Playwright David Mamet has no interest in reality here. Obviously, an authentic president, even a losing president, would be out campaigning on the final weekend before an election. Yet within this exaggerated premise, Mamet has structured a classic farce. Here the slamming doors that are synonymous with farce have been replaced by ringing telephones. In between calls President Smith nearly gets us into war with Iran (or is it Iraq? Smith has trouble distinguishing between the two) and threatens to sell off half of Nantucket Island for an Indian casino. He even considers switching the traditional Thanksgiving meal from turkey to tuna. Sorry, Charlie, that's one fish that won't fly.
Although Mamet is known for his scathing dramas, November turns out to be perhaps the gentlest, sweetest play in the Mamet canon. This is humor of futility, almost as if Mamet is conceding that the problems besetting American politics are so beyond a playwright's solving that we might as well sit back and laugh. Yet throughout his preposterous story, Mamet has laced in much to think about. What is democracy? According to President Smith, democracy is the constant collision of special-interest groups. And how do you get those special-interest groups to do what you want? That one's easy: You bribe them.
The St.
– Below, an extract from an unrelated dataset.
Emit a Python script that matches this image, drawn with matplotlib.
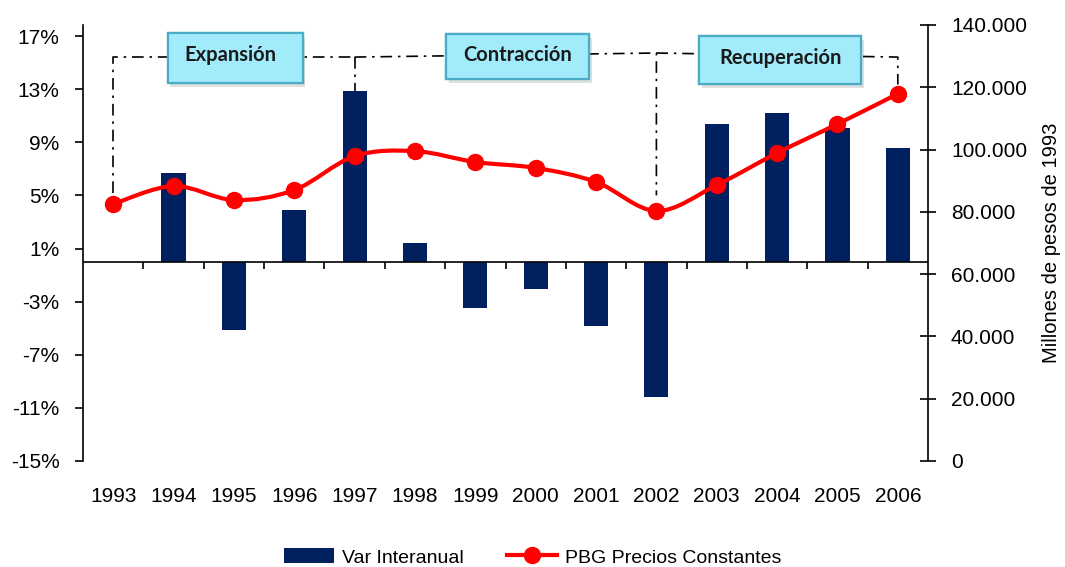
import numpy as np
import matplotlib
matplotlib.use("Agg")
import matplotlib.pyplot as plt
from matplotlib.patches import Rectangle, PathPatch
from matplotlib.path import Path
from matplotlib.lines import Line2D
import matplotlib.patheffects as pe

# datos
anios = ["1993", "1994", "1995", "1996", "1997", "1998", "1999", "2000",
         "2001", "2002", "2003", "2004", "2005", "2006"]
var_interanual = [0.0, 6.7, -5.1, 3.9, 12.85, 1.4, -3.5, -2.05,
                  -4.8, -10.2, 10.35, 11.2, 10.05, 8.55]          # %
pbg = [82500, 88300, 83800, 87000, 97900, 99500, 96000, 94100,
       89600, 80300, 88600, 98900, 108200, 117900]                 # millones $ 1993
pct_ticks = [-15, -11, -7, -3, 1, 5, 9, 13, 17]
pbg_ticks = [0, 20000, 40000, 60000, 80000, 100000, 120000, 140000]
etapas = ["Expansión", "Contracción", "Recuperación"]

NAVY = "#002060"; ROJO = "#ff0000"
LO1, HI1 = -15, 17.83
HI2 = 140000
FS = 15

plt.rcParams["font.family"] = ["Liberation Sans", "DejaVu Sans"]

fig = plt.figure(figsize=(10.65, 5.67), dpi=100)
ax = fig.add_axes([83 / 1065, 106 / 567, 845 / 1065, 436 / 567])
ax2 = ax.twinx()
x = np.arange(len(anios))

# barras
ax.bar(x, var_interanual, width=0.4, color=NAVY, zorder=2)
ax.set_xlim(-0.5, len(anios) - 0.5)
ax.set_ylim(LO1, HI1)
ax.set_yticks(pct_ticks)
ax.set_yticklabels([f"{t}%" for t in pct_ticks])
ax.axhline(0, color="black", lw=1.2, zorder=3)
ax.set_xticks(x)
ax.set_xticklabels(anios)
ax.tick_params(axis="x", length=0, pad=19, labelsize=FS)
ax.tick_params(axis="y", direction="out", length=6, width=1.2, pad=11, labelsize=FS)
for s in ("top", "bottom", "right"):
    ax.spines[s].set_visible(False)
ax.spines["left"].set_linewidth(1.2)

# marcas de la línea del cero entre categorías
zfrac = (0 - LO1) / (HI1 - LO1)
sec = ax.secondary_xaxis(zfrac)
sec.set_xticks(np.arange(0.5, len(anios) - 1, 1.0))
sec.tick_params(direction="out", length=5, width=1.2, labelbottom=False)
sec.spines["bottom"].set_visible(False)

# eje derecho
ax2.set_ylim(0, HI2)
ax2.set_yticks(pbg_ticks)
ax2.set_yticklabels([f"{t:,}".replace(",", ".") for t in pbg_ticks])
ax2.tick_params(axis="y", direction="inout", length=11, width=1.2, pad=11, labelsize=FS)
for s in ("top", "bottom", "left"):
    ax2.spines[s].set_visible(False)
ax2.spines["right"].set_linewidth(1.2)
ax2.set_ylabel("Millones de pesos de 1993", fontsize=14.5, labelpad=11)

# línea suavizada (Bezier tipo Excel)
pts = np.column_stack([x, pbg]).astype(float)
ext = np.vstack([pts[0], pts, pts[-1]])
verts = [pts[0]]; codes = [Path.MOVETO]
for i in range(len(pts) - 1):
    p0, p1, p2, p3 = ext[i], ext[i + 1], ext[i + 2], ext[i + 3]
    verts += [p1 + (p2 - p0) / 6, p2 - (p3 - p1) / 6, p2]
    codes += [Path.CURVE4] * 3
ax2.add_patch(PathPatch(Path(verts, codes), fill=False, edgecolor=ROJO, lw=3, zorder=4))
ax2.plot(x, pbg, "o", color=ROJO, ms=11.5, zorder=5)

# llaves de etapas (punteado)
def a_pesos(v):
    return (v - LO1) / (HI1 - LO1) * HI2

ls = (0, (7, 3.5, 1.5, 3.5))
kw = dict(color="black", lw=1.2, ls=ls, zorder=3)
i93, i97, i02, i06 = 0, 4, 9, 13
ax2.plot([i93, i93, i97], [pbg[i93] + 3600, 129700, 129700], **kw)
ax2.plot([i97, i97], [129700, a_pesos(var_interanual[i97])], **kw)
ax2.plot([i97, i02, i02], [129700, 131000, pbg[i02] + 5000], **kw)
ax2.plot([i02, i06, i06], [131000, 129700, pbg[i06] + 3000], **kw)

# cajas
cajas = [(0.903, 13.48, 2.237, 3.72), (5.51, 13.74, 2.37, 3.41), (9.71, 13.39, 2.68, 3.63)]
centros = [(1.935, 15.57), (6.70, 15.57), (11.06, 15.35)]
for (bx, by, bw, bh), (tx, ty), nombre in zip(cajas, centros, etapas):
    r = Rectangle((bx, by), bw, bh, transform=ax.transData, facecolor="#a2ebfb",
                  edgecolor="#4bacc6", lw=1.6, zorder=6,
                  path_effects=[pe.withSimplePatchShadow(offset=(2, -3), alpha=0.18,
                                                         shadow_rgbFace="#555555"),
                                pe.Normal()])
    ax2.add_artist(r)
    ax2.text(tx, ty, nombre, transform=ax.transData, ha="center", va="center",
             fontsize=14.5, fontweight="bold", family=["Lato", "DejaVu Sans"],
             color="#1a1a1a", zorder=7)

# leyenda
h1 = Rectangle((0, 0), 1, 1, facecolor=NAVY)
h2 = Line2D([], [], color=ROJO, lw=3, marker="o", ms=11.5)
fig.legend([h1, h2], ["Var Interanual", "PBG Precios Constantes"], loc="lower center",
           bbox_to_anchor=(0.5, -0.03), ncol=2, frameon=False, fontsize=14,
           handlelength=2.6, handleheight=0.8, columnspacing=2.2, handletextpad=0.4)

fig.savefig("out.png", dpi=100)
Louis Actors' Studio production is a winner by a landslide. From the moment the lights rise on scenic designer Patrick Huber's fragment of the Oval Office and President Smith rises from his desk through the strength of his kinetic fingers, Alan Knoll's Chief Executive is a bravura portrayal. Try to imagine Richard Nixon's angry egoism processed through Jack Benny's benign timing, and you'll sense the measure of Knoll's achievement. Although Smith is clearly a vile creation, it's hard to ever totally dislike Knoll. But if that's a flaw, it's the evening's only flaw.
Knoll's ferocious energy is matched by that of John Krewson as the implacable aide. Krewson and Knoll work beautifully together. Do you want to see ensemble acting at its best? Watch the give-and-take between these two. Michelle Hand niftily fills out the trio of savvy lead performances as a lesbian speechwriter who tries to blackmail the president into marrying her and her life partner on national television. She too is at the top of her form.
Director Bobby Miller fearlessly exploits every single inch of the tiny Gaslight Theater stage. If there's space, he'll use it. Have the prez off in the corner facing a black wall? Why not? Miller also understands pace — and not just frenetic pace. These three acts are so fraught with vigor that when the two intermissions arrive, a viewer is ready for a breather. (The entire evening plays out in a compact two hours.)
November's Broadway engagement only ran for 200-plus performances. Some New York critics treated the comedy condescendingly, suggesting that Mamet's humor was too obvious. But I should think that time will establish this farce as one of his most popular scripts. In years to come, it will be staged often. But you're not likely to see a more nigh-definitive production than this one at St. Louis Actors' Studio.